▶ Data listing
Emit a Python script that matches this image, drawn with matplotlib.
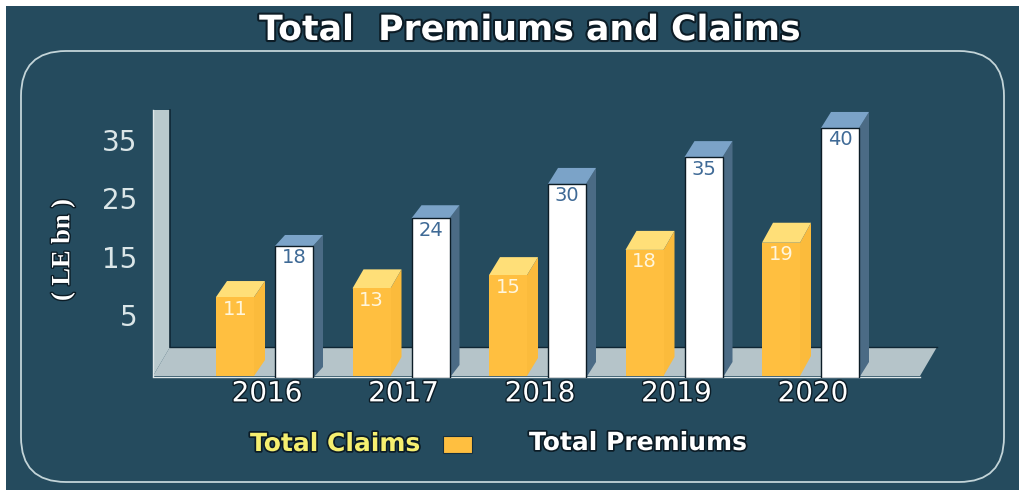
import numpy as np
import matplotlib
matplotlib.use("Agg")
import matplotlib.pyplot as plt
import matplotlib.patheffects as pe
from matplotlib.patches import FancyBboxPatch, Polygon, Rectangle

years = ["2016", "2017", "2018", "2019", "2020"]
# printed labels
claims_labels = [11, 13, 15, 18, 19]
premiums_labels = [18, 24, 30, 35, 40]
# heights (the drawn claims bars run taller than their labels)
claims_heights = [10.8, 12.8, 14.9, 19.4, 20.8]
premiums_heights = [18.7, 23.8, 30.2, 34.8, 39.8]
y_ticks = [5, 15, 25, 35]

BG = "#254b5e"
W, H = 1019, 490
PX_PER_CAT = 136.5
PX_PER_VAL = 5.83
X0 = 265   # pixel of first group centre
Y0 = 344   # pixel of value 0 on the back wall

# depth of the 3d tops in pixels, the source drawing is not regular
claims_depth = [16, 19, 18, 19, 20]
premiums_depth = [11, 13, 16, 16, 16]


def dark_edge(lw=2.5, color="#0c1c26"):
    return [pe.withStroke(linewidth=lw, foreground=color)]


fig = plt.figure(figsize=(W / 100, H / 100), dpi=100, facecolor="white")

# background layer in pixels
bg = fig.add_axes([0, 0, 1, 1])
bg.set_xlim(0, W)
bg.set_ylim(H, 0)
bg.axis("off")
bg.add_patch(Rectangle((6, 6), W - 6, H - 6, fc=BG, ec="none"))
bg.add_patch(FancyBboxPatch((21, 51), 983, 431, boxstyle="round,pad=0,rounding_size=45",
                            fc="none", ec="#c3d4d8", lw=1.3))
bg.add_patch(Polygon([(170, 347), (937, 347), (920, 376), (153, 376)], fc="#b5c4c9", ec="none"))
bg.add_patch(Polygon([(153, 110), (170, 110), (170, 347), (153, 376)], fc="#b9c9cd", ec="none"))
bg.plot([170, 170], [110, 347], color="#0f2634", lw=1.2)
bg.plot([170, 937], [347, 347], color="#0f2634", lw=1.0)
bg.plot([153, 920], [376.5, 376.5], color="#dfe8ea", lw=1.0)
bg.plot([153, 153], [110, 376], color="#dfe8ea", lw=1.0)

bg.text(530, 30, "Total  Premiums and Claims", color="white", fontsize=25, fontweight="bold",
        family="DejaVu Sans", ha="center", va="center", path_effects=dark_edge(3))
bg.text(63, 250, "( LE bn )", color="white", fontsize=19, fontweight="bold", rotation=90,
        family="Liberation Serif", ha="center", va="center", path_effects=dark_edge(2))
bg.text(250, 444, "Total Claims", color="#f6ef70", fontsize=18, fontweight="bold",
        family="DejaVu Sans", ha="left", va="center", path_effects=dark_edge(2.5))
bg.add_patch(Rectangle((443, 436), 29, 17, fc="#ffbf40", ec="#16303f", lw=0.8))
bg.text(529, 443, "Total Premiums", color="white", fontsize=18, fontweight="bold",
        family="DejaVu Sans", ha="left", va="center", path_effects=dark_edge(2.5))

# chart layer, value and category scales
L, R, T, B = 153, 937, 110, 378
ax = fig.add_axes([L / W, 1 - B / H, (R - L) / W, (B - T) / H], facecolor="none")
ax.set_xlim((L - X0) / PX_PER_CAT, (R - X0) / PX_PER_CAT)
ax.set_ylim((Y0 - B) / PX_PER_VAL, (Y0 - T) / PX_PER_VAL)
for s in ax.spines.values():
    s.set_visible(False)

dx_unit = 1 / PX_PER_CAT
dy_unit = 1 / PX_PER_VAL
x = np.arange(len(years))
bar_w = 38 * dx_unit


def bars_3d(left, heights, depths, base_px, depth_x, front, side, top, edge, z):
    base = (Y0 - base_px) / PX_PER_VAL
    dx = depth_x * dx_unit
    dys = np.array(depths) * dy_unit
    fronts = np.array(heights) - dys
    for xi, h, fr, dy in zip(left, heights, fronts, dys):
        ax.add_patch(Polygon([(xi + bar_w, base), (xi + bar_w + dx, base + dy),
                              (xi + bar_w + dx, h), (xi + bar_w, fr)],
                             fc=side, ec="none", zorder=z))
        ax.add_patch(Polygon([(xi, fr), (xi + dx, h), (xi + bar_w + dx, h), (xi + bar_w, fr)],
                             fc=top, ec="none", zorder=z))
    ax.bar(left, fronts - base, bottom=base, width=bar_w, align="edge",
           color=front, edgecolor=edge, linewidth=1.0, zorder=z + 0.1)
    return fronts


claims_left = x - 49 * dx_unit
prem_left = x + 10 * dx_unit
claims_front = bars_3d(claims_left, claims_heights, claims_depth, 376, 11,
                       "#ffbf40", "#fbbb3c", "#ffdf78", "none", 3)
prem_front = bars_3d(prem_left, premiums_heights, premiums_depth, 378, 10,
                     "white", "#4b6b85", "#7ba3c8", "#0c1c26", 4)

for xi, f, lab in zip(claims_left, claims_front, claims_labels):
    ax.text(xi + bar_w / 2, f - 12 * dy_unit, str(lab), color="#fff6dc", fontsize=14,
            ha="center", va="center", zorder=6)
for xi, f, lab in zip(prem_left, prem_front, premiums_labels):
    ax.text(xi + bar_w / 2, f - 12 * dy_unit, str(lab), color="#3f6a96", fontsize=14,
            ha="center", va="center", zorder=6)

ax.set_yticks(y_ticks)
ax.set_yticklabels([str(t) for t in y_ticks], color="#dbe6e8", fontsize=20)
ax.tick_params(axis="y", length=0, pad=11)
ax.set_xticks(x + 2 * dx_unit)
ax.set_xticklabels(years, color="white", fontsize=20)
ax.tick_params(axis="x", length=0, pad=1)
for t in ax.get_xticklabels():
    t.set_path_effects(dark_edge(2))

fig.savefig("out.png", dpi=100, facecolor="white")
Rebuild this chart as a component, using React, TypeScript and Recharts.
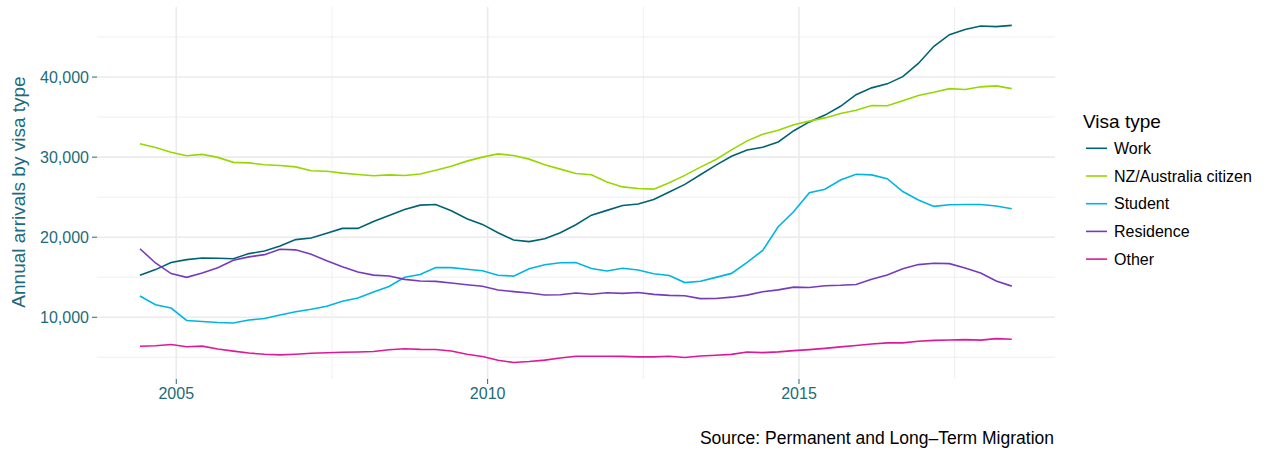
import React from 'react';
import { LineChart, Line, XAxis, YAxis, ReferenceLine } from 'recharts';

const quarters = [
  '2004-06', '2004-09', '2004-12',
  '2005-03', '2005-06', '2005-09', '2005-12',
  '2006-03', '2006-06', '2006-09', '2006-12',
  '2007-03', '2007-06', '2007-09', '2007-12',
  '2008-03', '2008-06', '2008-09', '2008-12',
  '2009-03', '2009-06', '2009-09', '2009-12',
  '2010-03', '2010-06', '2010-09', '2010-12',
  '2011-03', '2011-06', '2011-09', '2011-12',
  '2012-03', '2012-06', '2012-09', '2012-12',
  '2013-03', '2013-06', '2013-09', '2013-12',
  '2014-03', '2014-06', '2014-09', '2014-12',
  '2015-03', '2015-06', '2015-09', '2015-12',
  '2016-03', '2016-06', '2016-09', '2016-12',
  '2017-03', '2017-06', '2017-09', '2017-12',
  '2018-03', '2018-06',
];

const work = [
  15240, 15950, 16850, 17200, 17400, 17380, 17300, 17950, 18270, 18900,
  19700, 19900, 20500, 21100, 21100, 21950, 22700, 23450, 24000, 24080,
  23300, 22300, 21600, 20550, 19650, 19450, 19800, 20550, 21550, 22750,
  23350, 23950, 24150, 24700, 25650, 26600, 27800, 29000, 30100, 30880,
  31240, 31900, 33300, 34400, 35250, 36350, 37800, 38650, 39150, 40050,
  41700, 43850, 45300, 45950, 46380, 46300, 46450,
];

const nzAus = [
  31660, 31200, 30600, 30180, 30340, 29970, 29350, 29280, 29050, 28950,
  28780, 28300, 28240, 28000, 27830, 27680, 27780, 27700, 27900, 28350,
  28850, 29500, 30000, 30400, 30200, 29750, 29050, 28500, 27950, 27800,
  26900, 26280, 26090, 26000, 26800, 27720, 28750, 29700, 30900, 32030,
  32850, 33350, 34050, 34500, 34900, 35450, 35850, 36440, 36420, 37050,
  37700, 38100, 38550, 38450, 38780, 38900, 38560,
];

const student = [
  12650, 11560, 11150, 9600, 9480, 9340, 9280, 9650, 9850, 10280,
  10680, 11000, 11380, 12000, 12400, 13150, 13850, 15000, 15350, 16200,
  16200, 16000, 15800, 15250, 15140, 16050, 16550, 16800, 16840, 16100,
  15780, 16130, 15900, 15430, 15220, 14330, 14500, 14980, 15480, 16850,
  18350, 21300, 23200, 25550, 26000, 27150, 27870, 27780, 27300, 25700,
  24650, 23850, 24050, 24090, 24080, 23900, 23550,
];

const residence = [
  18560, 16780, 15450, 14990, 15520, 16180, 17130, 17540, 17820, 18500,
  18420, 17860, 17050, 16300, 15650, 15260, 15160, 14730, 14530, 14480,
  14280, 14060, 13870, 13410, 13200, 13030, 12780, 12810, 13030, 12880,
  13060, 12990, 13100, 12860, 12730, 12690, 12330, 12350, 12510, 12770,
  13190, 13420, 13760, 13710, 13930, 13990, 14100, 14740, 15280, 16070,
  16580, 16750, 16700, 16150, 15530, 14530, 13890,
];

const other = [
  6380, 6450, 6590, 6310, 6400, 6040, 5770, 5530, 5380, 5300,
  5380, 5500, 5560, 5630, 5670, 5730, 5950, 6070, 5990, 5970,
  5780, 5380, 5090, 4640, 4350, 4470, 4650, 4910, 5130, 5140,
  5140, 5120, 5050, 5050, 5130, 4980, 5170, 5250, 5370, 5670,
  5580, 5680, 5830, 5960, 6120, 6300, 6480, 6670, 6800, 6800,
  7010, 7110, 7170, 7210, 7150, 7330, 7260,
];

const seriesNames = ['Work', 'NZ/Australia citizen', 'Student', 'Residence', 'Other'];
const seriesKeys = ['work', 'nzAus', 'student', 'residence', 'other'];
const seriesColors = ['#006272', '#97D700', '#00B5E2', '#753BBD', '#DF1995'];

const xTicks = [2005, 2010, 2015];
const xMinor = [2007.5, 2012.5, 2017.5];
const yTicks = [10000, 20000, 30000, 40000];
const yMinor = [5000, 15000, 25000, 35000, 45000];

const toYear = (q: string) => {
  const [y, m] = q.split('-').map(Number);
  return y + (m - 1) / 12;
};

const data = quarters.map((q, i) => ({
  t: toYear(q),
  work: work[i],
  nzAus: nzAus[i],
  student: student[i],
  residence: residence[i],
  other: other[i],
}));

const TEAL = '#1D6B7A';
const FONT = '"Liberation Sans", Arial, Helvetica, sans-serif';
const GRID = '#EBEBEB';

export default function App() {
  return (
    <div style={{ position: 'absolute', left: 0, top: 0, width: 1267, height: 452, background: '#fff', fontFamily: FONT }}>
      <LineChart
        width={1267}
        height={452}
        data={data}
        margin={{ top: 7, right: 212, bottom: 43, left: 0 }}
        style={{ fontFamily: FONT }}
      >
        {xMinor.map((v) => (
          <ReferenceLine key={'xm' + v} x={v} stroke={GRID} strokeWidth={0.8} />
        ))}
        {yMinor.map((v) => (
          <ReferenceLine key={'ym' + v} y={v} stroke={GRID} strokeWidth={0.8} />
        ))}
        {xTicks.map((v) => (
          <ReferenceLine key={'xM' + v} x={v} stroke={GRID} strokeWidth={1.6} />
        ))}
        {yTicks.map((v) => (
          <ReferenceLine key={'yM' + v} y={v} stroke={GRID} strokeWidth={1.6} />
        ))}
        <XAxis
          type="number"
          dataKey="t"
          domain={[2003.727, 2019.111]}
          ticks={xTicks}
          allowDataOverflow
          axisLine={false}
          tickLine={{ stroke: TEAL, strokeWidth: 1 }}
          tickSize={5}
          tickMargin={4}
          height={30}
          tick={{ fill: TEAL, fontSize: 16, fontFamily: FONT }}
        />
        <YAxis
          type="number"
          domain={[2290, 48750]}
          ticks={yTicks}
          allowDataOverflow
          width={97}
          axisLine={false}
          tickLine={{ stroke: TEAL, strokeWidth: 1 }}
          tickSize={5}
          tickMargin={3}
          tick={{ fill: TEAL, fontSize: 16, fontFamily: FONT }}
          tickFormatter={(v: number) => v.toLocaleString('en-US')}
        />
        {seriesKeys.map((k, i) => (
          <Line
            key={k}
            type="linear"
            dataKey={k}
            name={seriesNames[i]}
            stroke={seriesColors[i]}
            strokeWidth={1.6}
            dot={false}
            activeDot={false}
            isAnimationActive={false}
          />
        ))}
      </LineChart>
      <svg
        width={1267}
        height={452}
        style={{ position: 'absolute', left: 0, top: 0, pointerEvents: 'none', fontFamily: FONT }}
      >
        <text
          x={25}
          y={192}
          transform="rotate(-90 25 192)"
          textAnchor="middle"
          fontSize={19}
          fill={TEAL}
        >
          Annual arrivals by visa type
        </text>
        <text x={1083} y={128} fontSize={19} fill="#000">
          Visa type
        </text>
        {seriesNames.map((n, i) => {
          const cy = 148.3 + i * 27.7;
          return (
            <g key={n}>
              <line x1={1086} x2={1107} y1={cy} y2={cy} stroke={seriesColors[i]} strokeWidth={1.6} />
              <text x={1114} y={cy} dy="0.36em" fontSize={16} fill="#000">
                {n}
              </text>
            </g>
          );
        })}
        <text x={1054} y={444} textAnchor="end" fontSize={17.5} fill="#000">
          Source: Permanent and Long–Term Migration
        </text>
      </svg>
    </div>
  );
}
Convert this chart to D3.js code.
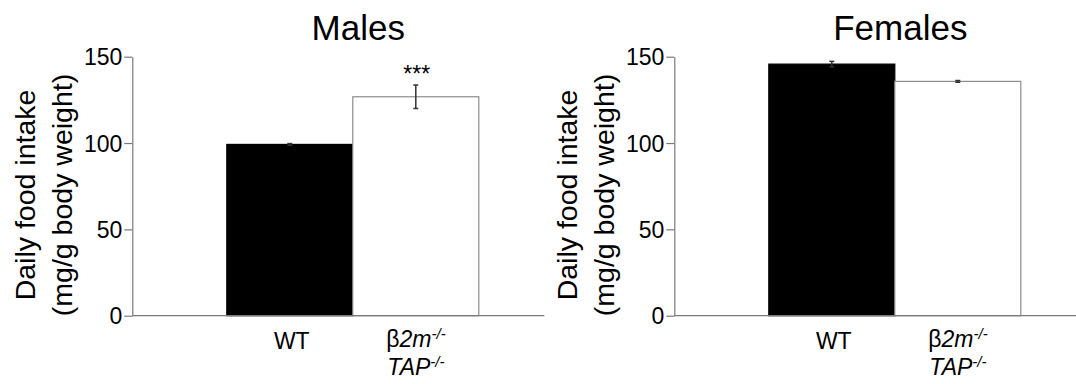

▶ Directions for this task
Copy nothing but the lines above that run from the one with "Rebuild this chart" to the one with "XAxis, YAxis, ReferenceLine", ends included; pictures stay out.

▶ Exercise result
Rebuild this chart as a component, using React, TypeScript and Recharts.
import React from 'react';
import { LineChart, Line, XAxis, YAxis, ReferenceLine } from 'recharts';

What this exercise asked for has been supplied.